Paul Verhoeven is a controversial filmmaker, to say the least. Between the grotesque satirical movie violence of Robocop, the ambiguously self-aware ridiculousness of Showgirls, the thorny debates on sexual violence surrounding Elle, and that moment from Basic Instinct, it's impressive how consistently he's managed to find new ways to shock viewers and spur heated cinematic debates over the years. On paper, that fondness for difficult material could have made him feel right at home in the pages of Robert A. Heinlein's classic hot-button sci-fi novel Starship Troopers. But that's not quite how things panned out.
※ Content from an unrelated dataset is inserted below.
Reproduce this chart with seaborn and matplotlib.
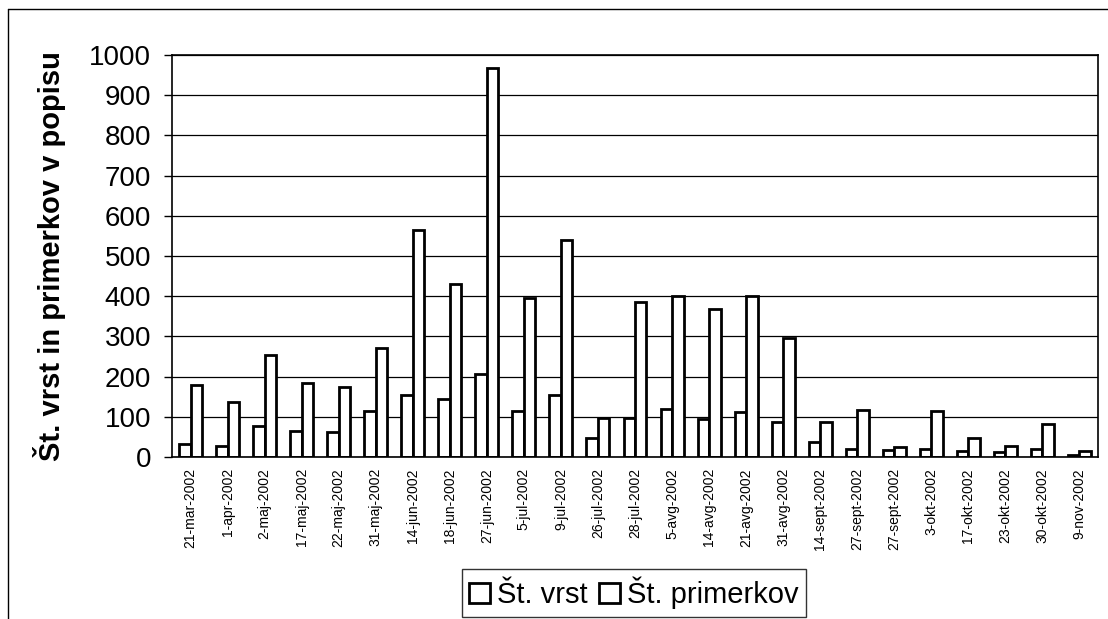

A highly controversial movie in its own right, Verhoeven's 1997 adaptation of Starship Troopers became notorious for how different it felt from the source material. Critics and audiences alike were confused by Verhoeven's approach, feeling that it was simplistic and childish compared to the seriousness and scope of Heinlein's vision. It took years for people to start coming around to Starship Troopers, which is now a bona-fide cult classic, ironically admired most of all for Verhoeven's unique read on Heinlein's themes. Maybe it wouldn't have taken so long for viewers to understand what Verhoeven was trying to do if they knew the truth: that he hated the book so much he couldn't finish it.

Director Paul Verhoeven couldn't get past the first few chapters of Starship Troopers

The adaptation of Starship Troopers was originally a labor of love from screenwriter Ed Neumeier, a lifelong fan of Heinlein's novel. In a 2012 interview with Empire, director Paul Verhoeven revealed that their writer-director partnership began in unlikely circumstances: he threw away Neumeier and Michael Miner's script for RoboCop after skimming it, only for his wife to pick it back up and insist he could do something interesting with it. Verhoeven and Neumeier's collaboration on Starship Troopers was similarly informed by the director's skepticism. He told Empire he stopped reading the book after two chapters, finding it "boring and depressing," and asked Neumeier to fill him in on the rest. "It is really quite a bad book. I asked Ed Neumeier to tell me the story because I just couldn't read the thing. It's a very right-wing book," Verhoeven said.

There's a reason Verhoeven reacted so negatively to Heinlein's book. Having grown up under the Nazi occupation of the Netherlands (via the Independent), he was less interested in its spectacular displays of patriotism than in picking apart the rotten ideology behind them. Before moving to Hollywood, he made his name in Europe with social and psychological dramas that closely analyzed Dutch society and the legacy of war. Heinlein's Starship Troopers, meanwhile, was a novel widely known for its jingoistic, pro-war, pro-military messages, which have led many critics to describe it as propaganda. Verhoeven quickly decided he had no interest in making a straight adaptation, let alone diving into fan-favorite world-building particulars, such as the famously excised power suits. Instead, per the Empire interview, he chose to design the movie's world as a "fascist utopia," in an effort to show why it was bad.

It's only because of this removed perspective that we got the aggressive, over-the-top, quasi-parodic war movie we got, and in that sense, fans of the franchise arguably ought to thank Verhoeven for never having read the book. But, if his recent comments about the possibility of a remake are any indication (via Rolling Stone), the gap between Verhoeven and viewers who sincerely enjoy the high-octane antics of Starship Troopers might be too big to bridge.